Archive for the ‘cognitive effect of media’ Category

The Medium as the Message in net.art

October 12, 2006

Looking at the work of net.art practitioners, one point of inspiration and circular debate seems to be the problematic conception of the internet itself as a tool, a conduit for communication and reproduction, or, as an artistic medium in its own right – deserving of its own aesthetic and movements; unique to its form. From what I’ve seen, these conceptions have never been mutually exclusive, but coexist. I’d say that the very quality that draws us to the web is this dynamic between the free-from-boundaries universality of it all and the commercial and public service functions of the internet. There seems to be evidence of this in the work of jodi and Alexei Shulgin in particular.
jodi’s http://wwwwwwwww.jodi.org/

um, yeah, that’s not it, shall be updated . . .

McLuhan’s Global Village

October 7, 2006

The ‘global village’ was mentioned briefly in the first lecture, and it’s a concept I’m only peripherally aware of, so it seemed a good place to start . . .

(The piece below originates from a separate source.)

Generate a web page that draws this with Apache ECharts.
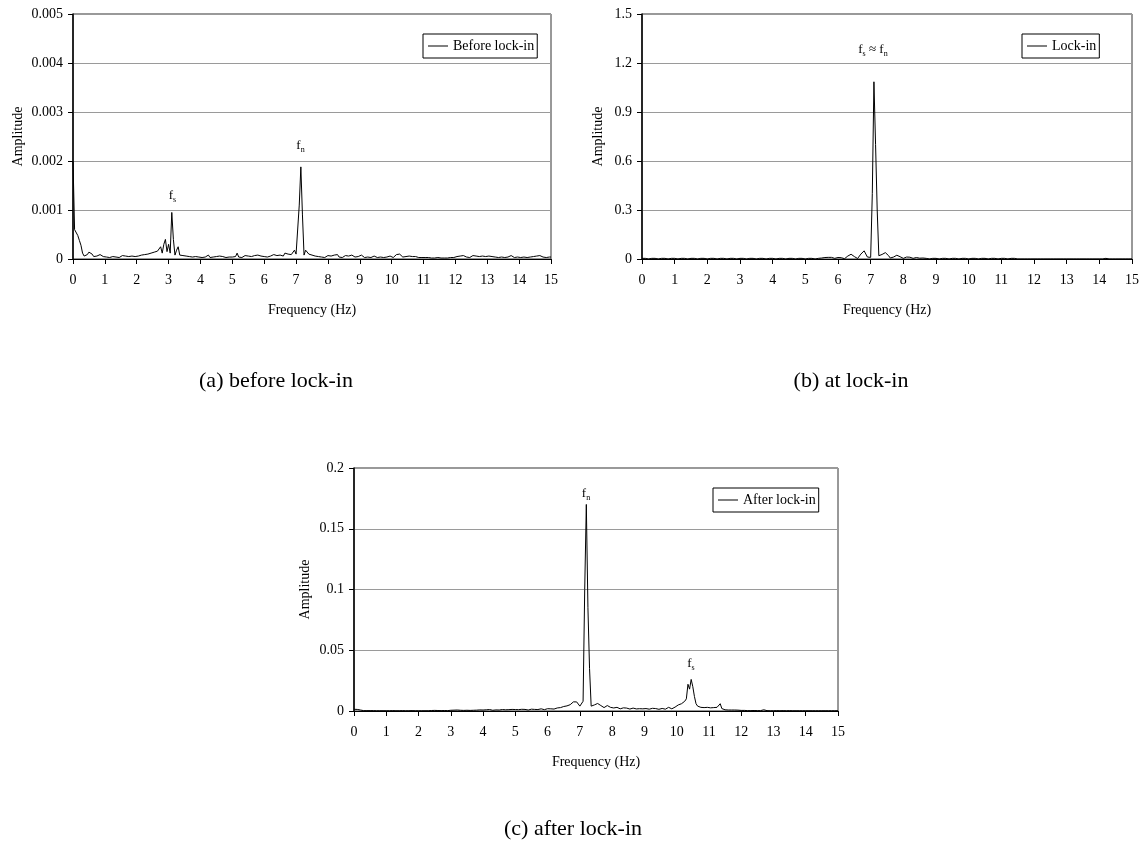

“Instead of tending towards a vast Alexandrian library the world has become a computer, an electronic brain, exactly as an infantile piece of science fiction. And as our senses have gone outside us, Big Brother goes inside. So, unless aware of this dynamic, we shall at once move into a phase of panic terrors, exactly befitting a small world of tribal drums, total interdependence, and superimposed co-existence. [...] Terror is the normal state of any oral society, for in it everything affects everything all the time. [...] In our long striving to recover for the Western world a unity of sensibility and of thought and feeling we have no more been prepared to accept the tribal consequences of such unity than we were ready for the fragmentation of the human psyche by print culture.”

 

Key Points:

 

  • the printing [and movable type] gave rise to individualistic fragmented culture, giving the individual means to learn independently- ergo, an increased sense of self and position within a larger world
  • the universality of electronic media will cause an effective return to collective consciousness of pre-printing press era
  • the infinite accessibility of information, goods and services will reinforce instant gratification culture and may cause a return to the lack of curiosity and awareness among the populous and increased passivity, a la Fahrenheit 451
  • communicative technologies inherently shape the self-perception, psychology, behavioural patterns and communication habits of the individual, ergo, of society
  • the importance of maintaining awareness of a medium’s cognitive effects in order to prevent possible negative effects, eg. a n increasingly passive population
  • technology – whether the printing press or electronic – has no morality as such, but has far-reaching cognitive social effects. Knowledge and exploitation of these effects by either ‘ruling classes’ or the individual could lead to effective manipulation of populous

Sources: http://en.wikipedia.org/wiki/Marshall_Mcluhan

 

Points to explore:

 

Blogosphere-

 

  • gives sense of interconnectedness in a greater human consciousness
  • ‘no man is an island’ – we now not just peninsulas, but individuals inextricably linked to all those who participate in our network. Ideas of possession of information and original thought may reduce due to symbiotic interrelation created
  • blog services such as wordpress, blogger etc allow the lay person an outlet without any illusion of necessary skill or exclusivity, as is often the case with static webpages. Therefore the boundary between the skilled and unskilled blurs, as does the distinction between broadcaster and audience
  • does this lead to a lack of appreciation of the skills of others? The idea that we can have anything we want and that we all deserve to be heard is a utopian one, but, taken to extremes and combined with passive culture, could lead to such qualities being taken for granted and loss of the perception that rewards must be worked for and, effectively, a world of spoiled children
  • erodes sense of distance, time and difference, thereby giving individual unprecented access to the thoughts and perceptions of others
  • is it possible to maintain a fully developed sense of self within a collective consciousness, or are we doomed to become the Borg?
  • does one then measure one’s identity against that of others, mot merely as comparison, but as the sum of self-perception?
  • if I am one of many elements within a greater consciousness, am I somehow accountable to or reliant on the goodwill of the other elements in this consciousness?
  • if McLuhan’s Global Village manifests, will it be as the convergence of unaware processes on the part of the populous, or as the result of deliberate effort [either by individuals, government or broadcasters etc]?